Dietro il trionfo di Alonso questa volta c'è tanta Ferrari

Capolavoro dello spagnolo, ma Maranello in Cina ha dato il massimo. Fernando, 31 vittorie come Mansell. E sembra tornato quello del debutto

Dietro il trionfo di Alonso questa volta c'è tanta Ferrari

Una grande macchina. E un grande pilota. Non più solo e soprattutto un grande Alonso. Perché siamo qui a festeggiare il ritorno al successo dello spagnolo un po' sbiadito del finale 2012 e dell'inizio 2013, il pilota pasticcione del pronti e via malese che stavolta ha fatto gara perfetta ma l'ha fatta meno in solitudine che in passato. Qui sta la differenza. Perché a Shanghai era in compagnia di una grande Ferrari. Per cui vien più facile gioire e regalargli lodi e salve di bene, bravo, bis nonostante certi errori di Sepang, nonostante atteggiamenti mica sempre belli, nonostante certe battute all'indirizzo di Massa mica sempre carine. Bene bravo e bis perché senza una grande Ferrari e un'ottima strategia del muretto, non sarebbe stato lì con tanta sicurezza e autorità. Bene, bravo e bis perché - e diciamolo una buona volta - non è un trionfo solo o soprattutto figlio del suo enorme talento. No, questa volta non è come nella passata stagione, in cui la manifesta inferiorità tecnica della Rossa aveva spinto tutti, dal team stesso alla critica, a esaltare solo e soprattutto il campione iberico.

No. Ora c'è lui, e c'è tanto, ma c'è molta Ferrari F138. Gli uomini di Domenicali avevano promesso di portare in Cina il primo step evolutivo aerodinamico e così è stato. Estrattori, flap anteriori, tutto ha funzionato regalando a Fernando e Felipe una macchina migliore in qualifica e ancor più efficiente in gara. E poi, a rendere tutto più intenso, c'è la consapevolezza di tutto il lavoro fatto per tornare in vetta anche tecnicamente, c'è quel senso di recupero e rivincita che di questi tempi, in Italia, dà ossigeno, dà speranza, dà la certezza di poter riemergere. Ora Stefano Domenicali, di professione team principal e parafulmine ufficiale dell'intera squadra, può festeggiare con quell'orgoglio extra di chi sa che deve dire grazie al proprio pilota ma non così tanto come in passato. La differenza c'è, ed è importante. Anche pensando al futuro.

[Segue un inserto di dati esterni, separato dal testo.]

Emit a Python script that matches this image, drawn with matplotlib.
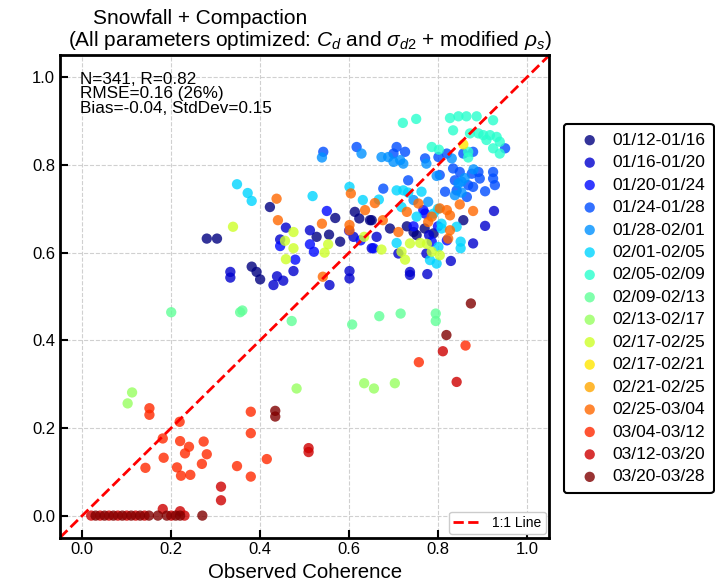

Quanto al presente, Alonso con la trentunesima vittoria affianca Mansell, passa dal sesto al terzo posto nel mondiale, a punti sei da Raikkonen (ieri 2°, 3° Hamilton) e nove da leader Vettel (ieri 4°). Felipe Massa, 6°, ha di nuovo ruggito quando far paura non conta e questo un po' dispiace. Come Fernando era partito bene sfruttando lo scatto congelato dell'algido Raikkonen, ma richiamato dopo il compagno per il primo pit ha perso tempo lì e una vita poi nel traffico e allora il morale probabilmente è finito negli scappamenti. Comunque sia ha toppato. Hamilton ha fatto la gara che doveva, sopperendo ai limiti, pochi ormai, della Mercedes e il suo podio conta parecchio nonostante scattasse dalla pole. McLaren su due soste contro le tre altrui e che faticaccia per Button 5°. Quanto alle bibite energetiche, Webber ha tamponato il cugino in Toro Rosso Vergne, è rimasto senza benza di sabato e senza ruota di domenica con rischio grande per gli altri e qui, suvvia, servirebbe parlare dello stress che vivono i meccanici nella formula gomma. Quanto a Vettel, ha regalato emozioni artificiali - era su gomme soft nuove - nel rush da fotofinish con Lewis.

Questi gli extra valori della vittoria ferrarista, questo il succo del Gp, che ha la sua perla nel dialogo fra Alonso e il suo ingegnere: «Non spingere più Fernando....», «Ma non sto spingendo».

Lo stesso scambio fra lo spagnolo e Cesare Fiorio, team principal Minardi, al primo test in F1, anno 1999. «Nei primi giri dava 4'' a tutti gli altri, lo richiamai ai box... datti una calmata, gli dissi, spingerai dopo...». «Ma non sto spingendo».